Conservative Behavior


While in public view, Arabs behave conservatively and expect others to follow their example. Public Display of Affection is non-existant, as are arguments between spouses and friends. Joking and laughing are kept low also, which is not the case in private gatherings.

Privacy


Privacy is a cornerstone of the Islamic lifestyle. Houses are soundproof and all windows are covered. If one is visiting, it is expected that the person waiting to get in blocks any view inside of the house while the door is open. The word for "come in" is "Tafaddal," and is always accompanied with a raised right palm.

The save face concept


Arabs, by nature, are very non-confrontational. If a confrontation does come up, the wisest and most respected way to end it is to present a way out. The idea is to make it appear to bystanders as if there is no winner or loser - the examplary phrase is "Let me go think about it."

Admiration


When one explicitly admires a possession of an Arabian host, he might feel obligated to offer it, even if it is of personal value. Admiring something should not be prolonged for this reason. When Arabs receive gifts, it is a custom not to open it in front of the giver. The same is expected when they give someone else a gift.

Clothing


Men wear a one-piece covering referred to as a "Dishdashah" or "Thoub." The loose fitting garment allows for air to circulate and is white to reflect the sun. It is accompanied by a three-piece headcovering that is worn for both modesty and to block the sun. The bottom-most part is a cap, "Tagiyah," used to keep the hair in place. The Tagiyah is topped by a "Gutrah" or "Shumag," a shawl-like cloth designed to block the sun. It, in turn, is held in place by a black band referred to as "Ogal."
When in the house of a close friend, it is not required to wear the headpiece, generally wearing it inside is a show of formality.
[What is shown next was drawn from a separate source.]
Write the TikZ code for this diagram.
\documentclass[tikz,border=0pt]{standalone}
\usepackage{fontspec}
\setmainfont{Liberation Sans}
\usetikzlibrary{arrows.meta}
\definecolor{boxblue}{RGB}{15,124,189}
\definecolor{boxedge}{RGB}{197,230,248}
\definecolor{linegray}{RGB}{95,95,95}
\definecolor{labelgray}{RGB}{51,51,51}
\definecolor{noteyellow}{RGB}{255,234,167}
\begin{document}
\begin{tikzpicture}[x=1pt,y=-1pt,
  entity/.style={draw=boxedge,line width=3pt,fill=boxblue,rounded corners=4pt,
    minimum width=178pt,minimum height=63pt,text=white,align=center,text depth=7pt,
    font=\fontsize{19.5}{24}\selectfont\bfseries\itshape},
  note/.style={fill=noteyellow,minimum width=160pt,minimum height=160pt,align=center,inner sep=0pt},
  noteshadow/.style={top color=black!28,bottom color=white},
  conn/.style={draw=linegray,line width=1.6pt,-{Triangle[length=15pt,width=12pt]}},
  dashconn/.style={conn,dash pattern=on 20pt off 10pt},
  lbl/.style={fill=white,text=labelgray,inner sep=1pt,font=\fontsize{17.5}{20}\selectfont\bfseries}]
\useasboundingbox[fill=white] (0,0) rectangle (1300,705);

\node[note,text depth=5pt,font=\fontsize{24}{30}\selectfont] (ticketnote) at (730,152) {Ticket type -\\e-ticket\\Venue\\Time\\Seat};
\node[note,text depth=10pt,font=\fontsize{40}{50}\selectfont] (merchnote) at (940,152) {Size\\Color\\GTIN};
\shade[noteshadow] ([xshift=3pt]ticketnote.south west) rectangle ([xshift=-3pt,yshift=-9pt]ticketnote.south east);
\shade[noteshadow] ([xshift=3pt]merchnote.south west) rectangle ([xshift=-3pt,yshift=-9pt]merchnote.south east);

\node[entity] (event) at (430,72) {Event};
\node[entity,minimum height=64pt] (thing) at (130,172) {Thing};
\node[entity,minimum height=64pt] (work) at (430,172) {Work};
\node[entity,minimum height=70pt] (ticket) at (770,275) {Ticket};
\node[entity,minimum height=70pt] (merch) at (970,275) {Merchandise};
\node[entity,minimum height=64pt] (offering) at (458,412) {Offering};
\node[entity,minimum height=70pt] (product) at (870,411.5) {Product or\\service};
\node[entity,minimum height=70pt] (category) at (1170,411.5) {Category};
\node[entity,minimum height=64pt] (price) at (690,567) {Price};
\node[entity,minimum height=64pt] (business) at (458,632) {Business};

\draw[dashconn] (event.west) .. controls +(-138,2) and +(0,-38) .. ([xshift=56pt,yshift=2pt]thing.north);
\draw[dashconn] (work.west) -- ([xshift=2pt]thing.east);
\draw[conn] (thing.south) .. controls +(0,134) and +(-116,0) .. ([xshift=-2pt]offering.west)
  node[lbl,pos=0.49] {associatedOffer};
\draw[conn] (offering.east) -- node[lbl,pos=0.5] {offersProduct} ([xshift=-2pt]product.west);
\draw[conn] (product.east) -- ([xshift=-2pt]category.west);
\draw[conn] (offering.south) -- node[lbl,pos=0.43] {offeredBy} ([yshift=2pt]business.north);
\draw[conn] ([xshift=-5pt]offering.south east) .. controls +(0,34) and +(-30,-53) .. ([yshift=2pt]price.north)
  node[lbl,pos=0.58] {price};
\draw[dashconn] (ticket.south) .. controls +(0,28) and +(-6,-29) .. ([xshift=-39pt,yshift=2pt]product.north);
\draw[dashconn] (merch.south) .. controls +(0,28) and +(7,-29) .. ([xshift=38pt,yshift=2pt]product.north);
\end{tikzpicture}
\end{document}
Women generally dress even more conservatively, taking care to cover arms and legs, sometimes using an all-body garment called an "Abayah." It is best to follow the local examples concering face and hair coverings, in some parts of the UAE it is holy law to do so.
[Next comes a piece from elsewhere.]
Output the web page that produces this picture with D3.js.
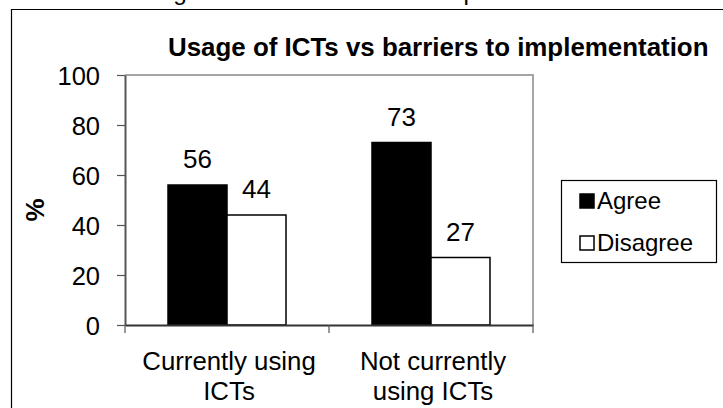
<!DOCTYPE html>
<html><head><meta charset="utf-8">
<script src="https://cdn.jsdelivr.net/npm/d3@7"></script>
<style>body{margin:0;background:#fff}svg{display:block}text{font-family:"Liberation Sans",Arial,sans-serif;fill:#000}</style>
</head><body>
<script>
const categories = [["Currently using","ICTs"],["Not currently","using ICTs"]];
const seriesNames = ["Agree","Disagree"];
const agree = [56, 73];
const disagree = [44, 27];
const yTicks = [0,20,40,60,80,100];
const title = "Usage of ICTs vs barriers to implementation";

const W=723,H=408;
const svg=d3.select("body").append("svg").attr("width",W).attr("height",H);

// cut-off caption above the frame (only descenders visible, as in the reference)
svg.append("text").attr("x",130).attr("y",-0.5).attr("font-size",24.4).text(title);

// frame
svg.append("path").attr("d",`M11.5,${H+5} V9.5 H${W+5}`).attr("fill","none").attr("stroke","#000").attr("stroke-width",1.2);

const m={l:125,r:533,t:75,b:325};
const x0=d3.scaleBand().domain(d3.range(categories.length)).range([m.l,m.r]).paddingInner(0).paddingOuter(0);
const x1=d3.scaleBand().domain(seriesNames).range([43,x0.bandwidth()-43]);
const y=d3.scaleLinear().domain([0,100]).range([m.b,m.t]);

// plot area border (top/right grey)
svg.append("path").attr("d",`M${m.l},${m.t} H${m.r} V${m.b}`).attr("fill","none").attr("stroke","#a6a6a6").attr("stroke-width",2);

const data=categories.map((c,i)=>({i,vals:[{s:"Agree",v:agree[i]},{s:"Disagree",v:disagree[i]}]}));
const g=svg.append("g");
const grp=g.selectAll("g").data(data).join("g").attr("transform",d=>`translate(${x0(d.i)},0)`);
grp.selectAll("rect").data(d=>d.vals).join("rect")
  .attr("x",d=>x1(d.s)).attr("width",x1.bandwidth())
  .attr("y",d=>y(d.v)).attr("height",d=>y(0)-y(d.v))
  .attr("fill",d=>d.s==="Agree"?"#000":"#fff").attr("stroke","#000").attr("stroke-width",1.5);
grp.selectAll("text").data(d=>d.vals).join("text")
  .attr("x",d=>x1(d.s)+x1.bandwidth()/2).attr("y",d=>y(d.v)-17)
  .attr("text-anchor","middle").attr("font-size",26).text(d=>d.v);

// y axis
const ya=svg.append("g").attr("transform",`translate(${m.l},0)`).call(d3.axisLeft(y).tickValues(yTicks).tickSize(8).tickPadding(17).tickSizeOuter(0));
ya.select(".domain").attr("stroke","#555").attr("stroke-width",2);
ya.selectAll(".tick line").attr("stroke","#555").attr("stroke-width",1.2);
ya.selectAll(".tick text").attr("font-size",25.5).attr("font-family","Liberation Sans, Arial, sans-serif").attr("dy","0.36em");

// x axis
const xa=svg.append("g").attr("transform",`translate(0,${m.b})`).call(d3.axisBottom(x0).tickValues([]).tickSizeOuter(0));
xa.select(".domain").attr("stroke","#333").attr("stroke-width",2);
const xt=[m.l, ...categories.map((c,i)=>x0(i)+x0.bandwidth())];
svg.append("g").selectAll("line").data(xt).join("line").attr("x1",d=>d).attr("x2",d=>d).attr("y1",m.b).attr("y2",m.b+8).attr("stroke","#555").attr("stroke-width",1.2);
const cl=svg.append("g").selectAll("text").data(categories).join("text")
  .attr("x",(d,i)=>x0(i)+x0.bandwidth()/2+2).attr("y",370).attr("text-anchor","middle").attr("font-size",25.8);
cl.selectAll("tspan").data(d=>d).join("tspan").attr("x",function(){return this.parentNode.getAttribute("x")}).attr("dy",(d,i)=>i?30:0).text(d=>d);

// y label
svg.append("text").attr("transform","translate(44,210) rotate(-90)").attr("text-anchor","middle").attr("font-weight","bold").attr("font-size",26).text("%");

// title
svg.append("text").attr("x",168).attr("y",56).attr("font-weight","bold").attr("font-size",25.9).text(title);

// legend
svg.append("rect").attr("x",561.5).attr("y",180.5).attr("width",155).attr("height",82).attr("fill","#fff").attr("stroke","#000").attr("stroke-width",1.2);
const lg=svg.append("g").selectAll("g").data(seriesNames).join("g").attr("transform",(d,i)=>`translate(580,${194+i*42})`);
lg.append("rect").attr("width",14).attr("height",14).attr("fill",(d,i)=>i?"#fff":"#000").attr("stroke","#000").attr("stroke-width",1.5);
lg.append("text").attr("x",17).attr("y",15).attr("font-size",24).text(d=>d);
</script>
</body></html>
Dinner and Social Occasion

After a restaurant dinner, it is deep-seated custom that the host pays for it; it is critical to keep in mind that alcohol and pork go agaist holy law, it's respectful to avoid both in a Muslim's presence.
When eating dinner at a Muslim's house, it is customary to serve more than the guest can eat as a sign of wanting to provide for him. If you eat everything, you'll just be given more. You might notice that your host is pretending to eat, this is a sign that he is done but does not want you to feel like you are forced to stop. It is also customary for the guest to begin eating before the host.
When invited to a Muslim's house for a gathering, one will be received in the "Dewaniah," or gathering place. Most Dawaniah are for male guests only, females are usually received inside the house or in a seperate reception room. Occasionally, women will have a seperate gathering entrance from the men's. In conservative households it is considered improper to host men and women who are neither blood-relatives or married in the same room. Gatherings are held either daily or weekly and are open to family, friends and invited guests.
Guests are not expected to bring food or presents, but should take notice of the floor - often it is proper to take one's shoes off. Upon entering, the guest says "Alsalamo-Alikom," peace be with you, which is replied to with "Wa'alikom Alsalam." Once inside, the other guests will arise to shake hands. This takes place from the right to left, or with the person approaching you. If you are elderly or a first-time visitor, the host may offer you a seat at the head of the table. If coffee is served, the server will keep refilling your cup until you shake your empty cup and say "Bass, Shokrann." It is custom to always use your right hand and accept at least one cup of coffee.

Odds and ends


Showing the soles of one's feet to someone is deemed offensive, as is "thumbs up" and pointing at a person.